One thing that I've found over and over again, is that if something is hard to name, there is often a problem with the abstraction itself. Most common issue is that the thing that resists naming is doing multiple things and that it should be split up in smaller parts that focuses on something small that can be simply named.
I've also discovered that the problem with the abstraction itself that the naming difficulty is pointing out might be the mere fact that this abstraction exists in the first place.

We've got such a fetish for reusability that it often overwhelms any care we might have given to comprehensibility.

I usually find in every project that there are few terms that are overloaded to mean multiple conflicting things.

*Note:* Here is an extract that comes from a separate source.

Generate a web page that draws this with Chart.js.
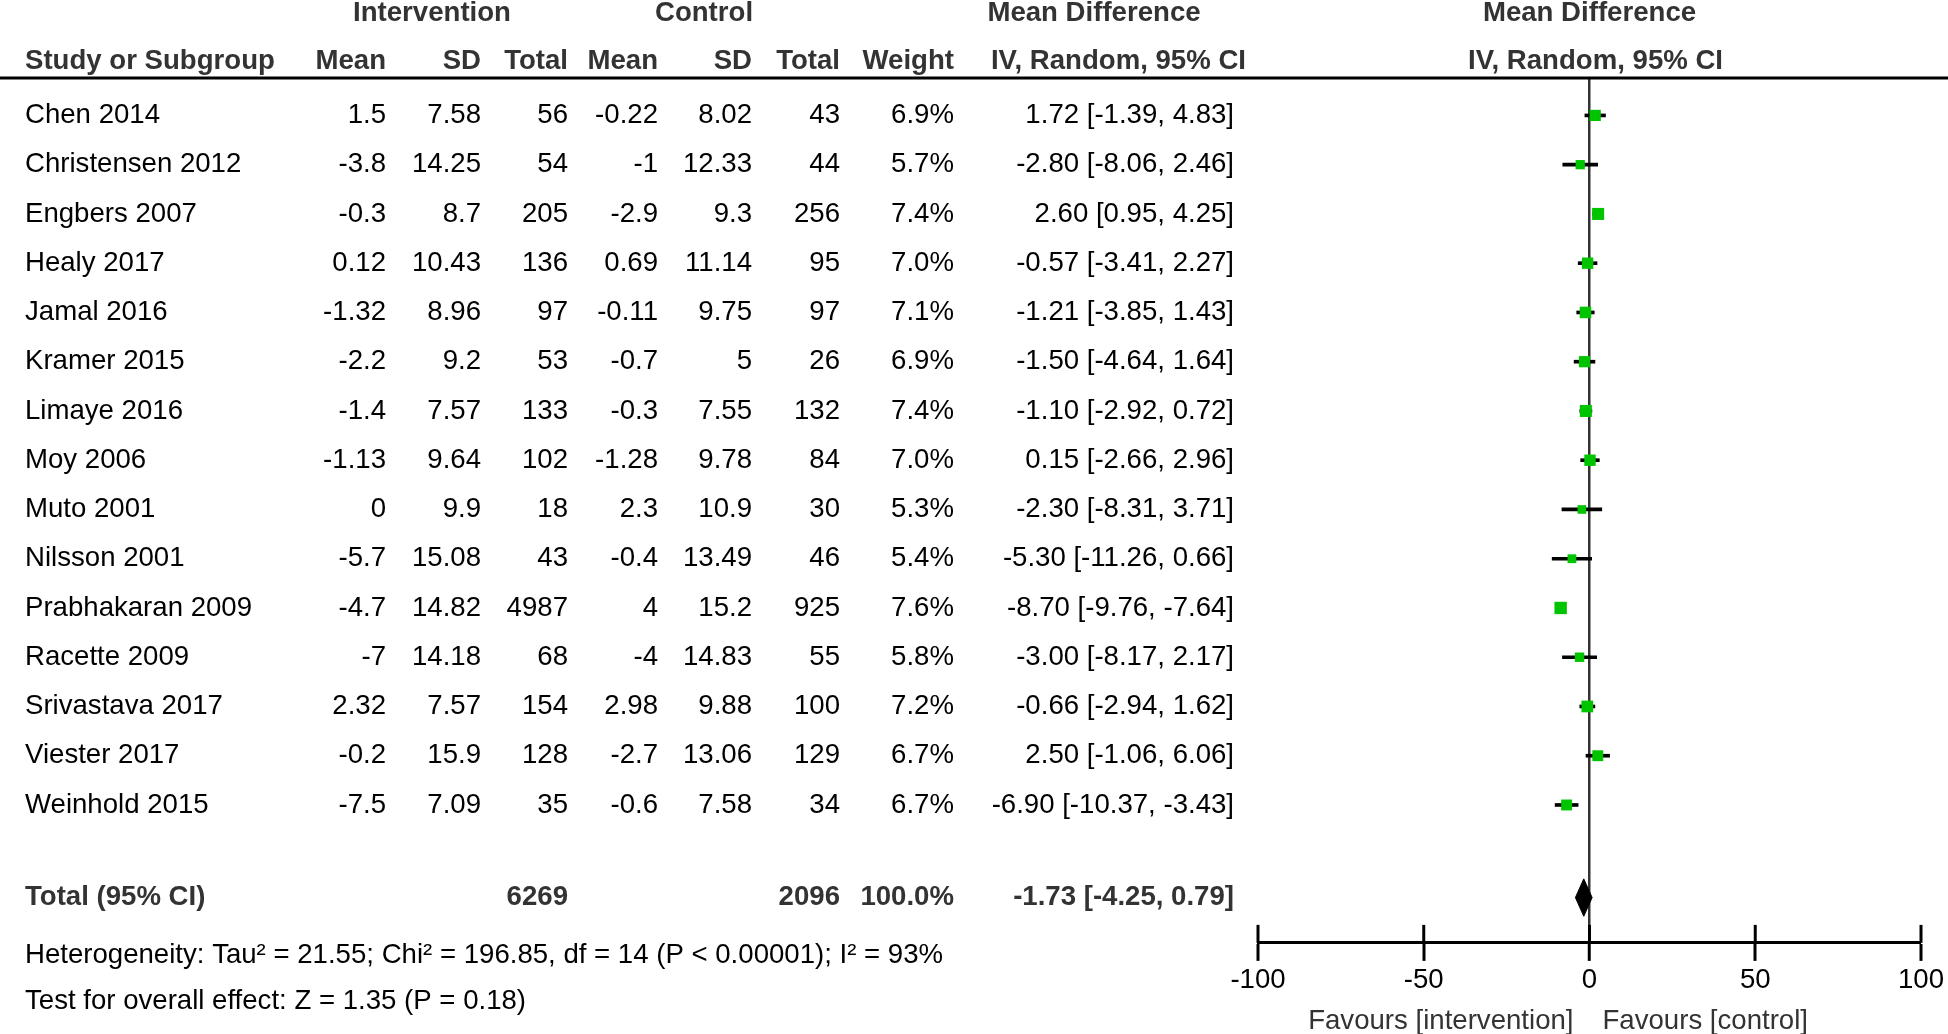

On one project it was so bad that every time a particular word was used in conversation I had a mini freak out because it essentially referred to six related but very distinct things. I had to figure out which one people meant, assuming they even knew themselves.

It wasn't like these things were subtypes of that word either. The word had just been bastardized beyond recognition.

I tried to make up six new meaningful names and "ban" anybody from using the original word but it didn't stick particularly well. We never did manage to exorcize the original word from the code base, so it hung around misleading people.

It did lead to bad abstractions but the root of the problem wasn't the abstractions themselves but the fact that this word was used so indiscriminately and inappropriately.

And this is why code reviews while helpful can be wasteful. Reviews should be based on existing standards not preferred methods of each reviewer. Some people feel they need to comment so they over comment. Some feel they need to prove how much they know. Others may mark you down for doing it how the previous review recommended.
i found that even with existing standards, some people use to adapt the meaning to their own ends because either what they think are ALWAYS right or they really just don't care.